→ **GIVEN EXERCISE**:
Repeat verbatim only the lines from the one with "Give me the Altair source for this chart." through the one with "-2.6, -32.5, -32.5, -2.6, -2.6]", both ends kept. Pictures stay out.

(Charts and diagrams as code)
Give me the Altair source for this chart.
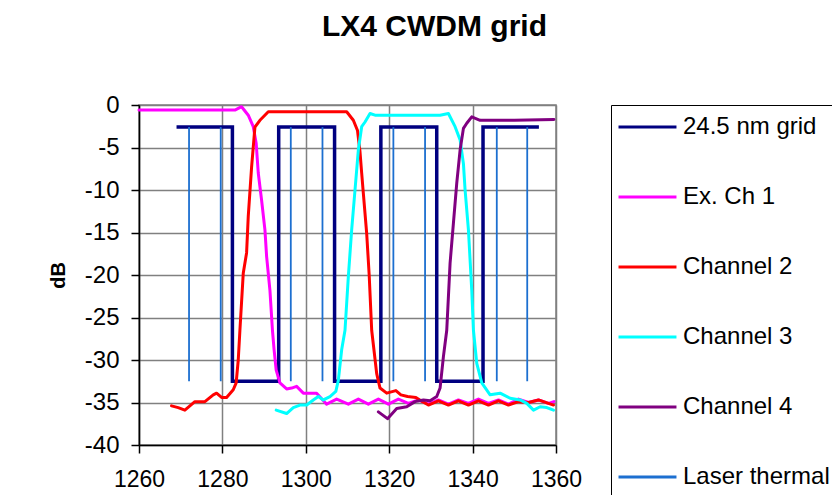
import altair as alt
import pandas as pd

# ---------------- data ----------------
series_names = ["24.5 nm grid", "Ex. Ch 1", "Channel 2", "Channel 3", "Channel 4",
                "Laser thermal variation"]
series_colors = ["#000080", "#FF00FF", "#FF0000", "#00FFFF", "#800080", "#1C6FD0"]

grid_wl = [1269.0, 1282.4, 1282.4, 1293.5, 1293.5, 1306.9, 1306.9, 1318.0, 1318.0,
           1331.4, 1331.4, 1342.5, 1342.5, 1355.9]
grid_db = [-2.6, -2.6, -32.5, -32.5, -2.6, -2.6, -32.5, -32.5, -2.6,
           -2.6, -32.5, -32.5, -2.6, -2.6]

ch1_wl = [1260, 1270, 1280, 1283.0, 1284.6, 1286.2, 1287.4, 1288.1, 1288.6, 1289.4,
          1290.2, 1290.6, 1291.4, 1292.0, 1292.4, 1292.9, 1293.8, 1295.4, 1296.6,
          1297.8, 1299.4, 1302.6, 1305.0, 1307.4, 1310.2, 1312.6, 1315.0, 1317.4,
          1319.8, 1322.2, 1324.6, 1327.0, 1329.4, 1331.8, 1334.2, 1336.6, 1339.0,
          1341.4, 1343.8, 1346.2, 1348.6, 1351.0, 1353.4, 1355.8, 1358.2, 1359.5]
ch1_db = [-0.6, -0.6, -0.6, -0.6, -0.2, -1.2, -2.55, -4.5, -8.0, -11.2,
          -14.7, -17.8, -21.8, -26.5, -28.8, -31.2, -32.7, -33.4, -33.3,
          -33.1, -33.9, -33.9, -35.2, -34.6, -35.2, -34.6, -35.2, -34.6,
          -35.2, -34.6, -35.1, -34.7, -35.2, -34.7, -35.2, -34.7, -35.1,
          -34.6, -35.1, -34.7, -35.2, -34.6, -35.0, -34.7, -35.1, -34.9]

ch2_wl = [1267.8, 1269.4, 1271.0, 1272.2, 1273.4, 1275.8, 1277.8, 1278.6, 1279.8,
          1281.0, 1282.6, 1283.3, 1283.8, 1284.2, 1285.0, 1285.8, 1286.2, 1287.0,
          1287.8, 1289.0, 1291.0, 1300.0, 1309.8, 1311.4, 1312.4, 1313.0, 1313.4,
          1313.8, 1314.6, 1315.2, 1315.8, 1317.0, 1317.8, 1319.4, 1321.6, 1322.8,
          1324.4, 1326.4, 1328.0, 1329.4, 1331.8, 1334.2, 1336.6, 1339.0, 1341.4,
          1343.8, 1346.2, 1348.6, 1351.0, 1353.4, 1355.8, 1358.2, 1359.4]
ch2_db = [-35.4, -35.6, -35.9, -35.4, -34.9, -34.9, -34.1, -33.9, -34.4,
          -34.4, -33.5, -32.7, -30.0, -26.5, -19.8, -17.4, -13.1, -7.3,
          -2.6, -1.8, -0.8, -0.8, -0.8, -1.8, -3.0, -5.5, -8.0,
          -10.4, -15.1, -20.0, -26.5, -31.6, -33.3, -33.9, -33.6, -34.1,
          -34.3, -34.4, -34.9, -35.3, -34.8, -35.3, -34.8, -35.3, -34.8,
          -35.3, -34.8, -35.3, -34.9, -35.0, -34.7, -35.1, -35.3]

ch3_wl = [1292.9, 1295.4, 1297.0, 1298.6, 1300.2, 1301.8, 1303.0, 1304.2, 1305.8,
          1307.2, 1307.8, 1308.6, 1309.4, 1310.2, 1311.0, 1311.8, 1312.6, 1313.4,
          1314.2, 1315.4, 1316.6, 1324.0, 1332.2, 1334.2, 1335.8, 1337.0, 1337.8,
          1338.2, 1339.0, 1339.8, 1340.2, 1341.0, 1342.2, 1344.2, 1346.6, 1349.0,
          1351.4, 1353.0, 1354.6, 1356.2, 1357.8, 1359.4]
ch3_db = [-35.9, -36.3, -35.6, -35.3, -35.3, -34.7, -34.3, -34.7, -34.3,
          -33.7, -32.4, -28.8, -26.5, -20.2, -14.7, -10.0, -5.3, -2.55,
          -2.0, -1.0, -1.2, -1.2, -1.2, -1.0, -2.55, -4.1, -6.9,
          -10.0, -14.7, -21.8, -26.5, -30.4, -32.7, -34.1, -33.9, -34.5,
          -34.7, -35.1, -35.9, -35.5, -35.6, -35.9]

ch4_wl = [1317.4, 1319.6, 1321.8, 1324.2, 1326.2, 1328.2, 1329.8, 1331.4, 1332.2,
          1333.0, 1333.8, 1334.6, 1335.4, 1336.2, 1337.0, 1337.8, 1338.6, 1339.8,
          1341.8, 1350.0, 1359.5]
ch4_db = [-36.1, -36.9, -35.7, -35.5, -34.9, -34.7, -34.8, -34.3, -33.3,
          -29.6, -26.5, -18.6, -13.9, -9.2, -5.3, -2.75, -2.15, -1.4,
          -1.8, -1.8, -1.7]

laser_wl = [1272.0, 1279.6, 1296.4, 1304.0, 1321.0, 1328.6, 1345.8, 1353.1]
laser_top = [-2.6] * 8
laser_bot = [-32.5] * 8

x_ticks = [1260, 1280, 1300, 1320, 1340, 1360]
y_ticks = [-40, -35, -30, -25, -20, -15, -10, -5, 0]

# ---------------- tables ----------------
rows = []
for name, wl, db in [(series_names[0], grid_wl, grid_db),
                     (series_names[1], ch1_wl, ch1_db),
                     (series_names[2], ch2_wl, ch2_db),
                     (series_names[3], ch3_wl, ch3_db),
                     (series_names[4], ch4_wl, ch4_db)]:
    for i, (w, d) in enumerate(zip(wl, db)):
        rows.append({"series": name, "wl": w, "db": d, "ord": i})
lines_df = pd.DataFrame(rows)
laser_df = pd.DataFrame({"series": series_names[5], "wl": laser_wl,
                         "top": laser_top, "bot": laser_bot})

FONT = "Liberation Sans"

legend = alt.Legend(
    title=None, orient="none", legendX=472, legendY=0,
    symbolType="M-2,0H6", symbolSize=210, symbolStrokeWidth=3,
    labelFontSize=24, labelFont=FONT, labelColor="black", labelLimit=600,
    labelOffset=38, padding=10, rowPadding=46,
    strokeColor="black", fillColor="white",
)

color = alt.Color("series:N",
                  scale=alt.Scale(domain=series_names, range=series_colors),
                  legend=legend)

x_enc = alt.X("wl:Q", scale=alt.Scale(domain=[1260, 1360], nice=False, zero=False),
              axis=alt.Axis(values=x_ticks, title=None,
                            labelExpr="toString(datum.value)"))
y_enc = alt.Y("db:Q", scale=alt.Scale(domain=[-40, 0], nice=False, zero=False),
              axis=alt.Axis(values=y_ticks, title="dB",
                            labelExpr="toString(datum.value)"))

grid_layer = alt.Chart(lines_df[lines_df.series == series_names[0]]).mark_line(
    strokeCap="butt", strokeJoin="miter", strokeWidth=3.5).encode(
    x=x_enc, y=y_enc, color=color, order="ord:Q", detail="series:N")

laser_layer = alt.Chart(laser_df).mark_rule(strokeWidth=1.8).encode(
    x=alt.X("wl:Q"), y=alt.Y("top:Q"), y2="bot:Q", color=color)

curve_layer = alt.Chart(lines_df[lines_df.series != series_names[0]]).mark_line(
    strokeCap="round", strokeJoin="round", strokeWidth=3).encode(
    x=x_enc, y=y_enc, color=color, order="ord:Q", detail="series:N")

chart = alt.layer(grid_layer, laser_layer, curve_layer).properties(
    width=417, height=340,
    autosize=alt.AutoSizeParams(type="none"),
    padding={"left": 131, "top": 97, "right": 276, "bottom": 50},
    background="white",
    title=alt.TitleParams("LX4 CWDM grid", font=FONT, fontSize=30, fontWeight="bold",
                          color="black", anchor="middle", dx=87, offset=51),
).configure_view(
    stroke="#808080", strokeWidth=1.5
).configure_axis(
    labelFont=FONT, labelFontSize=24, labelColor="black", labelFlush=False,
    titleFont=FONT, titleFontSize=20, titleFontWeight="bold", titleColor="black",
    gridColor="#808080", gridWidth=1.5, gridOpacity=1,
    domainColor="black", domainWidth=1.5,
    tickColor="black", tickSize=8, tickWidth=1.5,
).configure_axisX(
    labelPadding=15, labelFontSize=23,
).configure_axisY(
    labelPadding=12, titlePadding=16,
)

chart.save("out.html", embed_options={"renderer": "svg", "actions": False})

* * *

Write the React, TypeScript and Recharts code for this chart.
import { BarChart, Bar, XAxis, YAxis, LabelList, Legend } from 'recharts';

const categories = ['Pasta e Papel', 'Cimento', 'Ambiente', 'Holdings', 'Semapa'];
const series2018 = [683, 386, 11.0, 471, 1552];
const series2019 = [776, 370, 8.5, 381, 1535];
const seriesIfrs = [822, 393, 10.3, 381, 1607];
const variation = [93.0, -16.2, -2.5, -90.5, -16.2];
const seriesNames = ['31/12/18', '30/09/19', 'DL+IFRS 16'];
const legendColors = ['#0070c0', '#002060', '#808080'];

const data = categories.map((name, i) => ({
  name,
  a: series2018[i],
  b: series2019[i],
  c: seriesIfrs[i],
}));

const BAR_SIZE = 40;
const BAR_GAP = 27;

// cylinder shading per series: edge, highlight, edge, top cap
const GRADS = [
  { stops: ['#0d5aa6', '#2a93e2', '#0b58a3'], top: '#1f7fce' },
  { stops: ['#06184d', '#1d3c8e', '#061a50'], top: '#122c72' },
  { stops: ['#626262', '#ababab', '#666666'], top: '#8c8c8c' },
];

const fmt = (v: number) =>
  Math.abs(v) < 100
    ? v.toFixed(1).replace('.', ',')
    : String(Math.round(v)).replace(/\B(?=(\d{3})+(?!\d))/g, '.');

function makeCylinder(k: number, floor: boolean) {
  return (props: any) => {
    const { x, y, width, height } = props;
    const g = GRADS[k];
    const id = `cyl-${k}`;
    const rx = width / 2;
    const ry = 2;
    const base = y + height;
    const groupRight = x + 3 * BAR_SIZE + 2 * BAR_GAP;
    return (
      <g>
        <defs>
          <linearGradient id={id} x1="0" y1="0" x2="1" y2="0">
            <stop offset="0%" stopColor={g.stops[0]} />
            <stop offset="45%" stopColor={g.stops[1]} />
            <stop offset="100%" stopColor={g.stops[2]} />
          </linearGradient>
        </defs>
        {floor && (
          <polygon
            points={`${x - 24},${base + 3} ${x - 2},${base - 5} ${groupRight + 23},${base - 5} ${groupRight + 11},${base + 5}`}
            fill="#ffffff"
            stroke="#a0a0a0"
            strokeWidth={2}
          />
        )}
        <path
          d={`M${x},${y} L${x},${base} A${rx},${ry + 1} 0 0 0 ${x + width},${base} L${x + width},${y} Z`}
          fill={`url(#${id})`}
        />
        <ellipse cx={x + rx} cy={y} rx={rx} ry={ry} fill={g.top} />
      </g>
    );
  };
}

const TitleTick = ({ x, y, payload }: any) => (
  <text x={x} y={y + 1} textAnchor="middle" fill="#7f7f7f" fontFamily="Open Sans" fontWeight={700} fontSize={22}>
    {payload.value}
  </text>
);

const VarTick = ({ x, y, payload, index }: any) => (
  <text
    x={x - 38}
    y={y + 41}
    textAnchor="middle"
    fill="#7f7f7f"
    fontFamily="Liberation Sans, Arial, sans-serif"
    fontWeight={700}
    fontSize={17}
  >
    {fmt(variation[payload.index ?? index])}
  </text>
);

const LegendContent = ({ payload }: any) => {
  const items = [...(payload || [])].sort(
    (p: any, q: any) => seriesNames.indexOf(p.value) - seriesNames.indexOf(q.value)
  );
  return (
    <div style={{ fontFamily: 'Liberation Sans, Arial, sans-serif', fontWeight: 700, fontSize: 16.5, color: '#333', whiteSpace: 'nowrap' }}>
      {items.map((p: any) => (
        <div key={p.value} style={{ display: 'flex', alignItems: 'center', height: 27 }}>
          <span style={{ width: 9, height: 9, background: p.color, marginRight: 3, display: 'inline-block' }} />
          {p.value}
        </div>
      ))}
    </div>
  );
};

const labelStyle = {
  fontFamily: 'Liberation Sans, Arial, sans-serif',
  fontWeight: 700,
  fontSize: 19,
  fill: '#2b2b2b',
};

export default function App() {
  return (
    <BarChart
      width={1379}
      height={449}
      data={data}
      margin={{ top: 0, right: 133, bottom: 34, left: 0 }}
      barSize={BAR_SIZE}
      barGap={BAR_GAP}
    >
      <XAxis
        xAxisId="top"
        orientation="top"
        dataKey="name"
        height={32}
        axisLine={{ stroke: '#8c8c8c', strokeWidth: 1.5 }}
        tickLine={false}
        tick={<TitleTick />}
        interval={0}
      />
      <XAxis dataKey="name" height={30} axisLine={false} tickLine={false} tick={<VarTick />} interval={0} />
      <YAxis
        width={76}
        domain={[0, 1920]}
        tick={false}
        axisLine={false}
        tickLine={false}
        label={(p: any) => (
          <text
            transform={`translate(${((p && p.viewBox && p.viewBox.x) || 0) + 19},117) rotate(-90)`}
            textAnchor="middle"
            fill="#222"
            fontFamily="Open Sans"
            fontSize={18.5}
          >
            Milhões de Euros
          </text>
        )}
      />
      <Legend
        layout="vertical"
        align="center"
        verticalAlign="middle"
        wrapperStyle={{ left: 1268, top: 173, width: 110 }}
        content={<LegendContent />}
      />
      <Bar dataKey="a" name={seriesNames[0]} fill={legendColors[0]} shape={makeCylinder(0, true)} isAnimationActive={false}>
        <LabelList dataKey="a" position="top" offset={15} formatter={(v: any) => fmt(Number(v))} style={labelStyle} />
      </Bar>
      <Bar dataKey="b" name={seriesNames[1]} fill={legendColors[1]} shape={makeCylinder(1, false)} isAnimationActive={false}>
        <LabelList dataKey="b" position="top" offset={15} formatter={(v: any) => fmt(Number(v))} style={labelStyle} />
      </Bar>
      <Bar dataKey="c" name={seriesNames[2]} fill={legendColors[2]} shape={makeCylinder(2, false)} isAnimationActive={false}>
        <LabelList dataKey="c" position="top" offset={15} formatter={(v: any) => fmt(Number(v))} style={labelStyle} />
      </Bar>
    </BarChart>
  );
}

→ **EXERCISE ANSWER**:
Give me the Altair source for this chart.
import altair as alt
import pandas as pd

# ---------------- data ----------------
series_names = ["24.5 nm grid", "Ex. Ch 1", "Channel 2", "Channel 3", "Channel 4",
                "Laser thermal variation"]
series_colors = ["#000080", "#FF00FF", "#FF0000", "#00FFFF", "#800080", "#1C6FD0"]

grid_wl = [1269.0, 1282.4, 1282.4, 1293.5, 1293.5, 1306.9, 1306.9, 1318.0, 1318.0,
           1331.4, 1331.4, 1342.5, 1342.5, 1355.9]
grid_db = [-2.6, -2.6, -32.5, -32.5, -2.6, -2.6, -32.5, -32.5, -2.6,
           -2.6, -32.5, -32.5, -2.6, -2.6]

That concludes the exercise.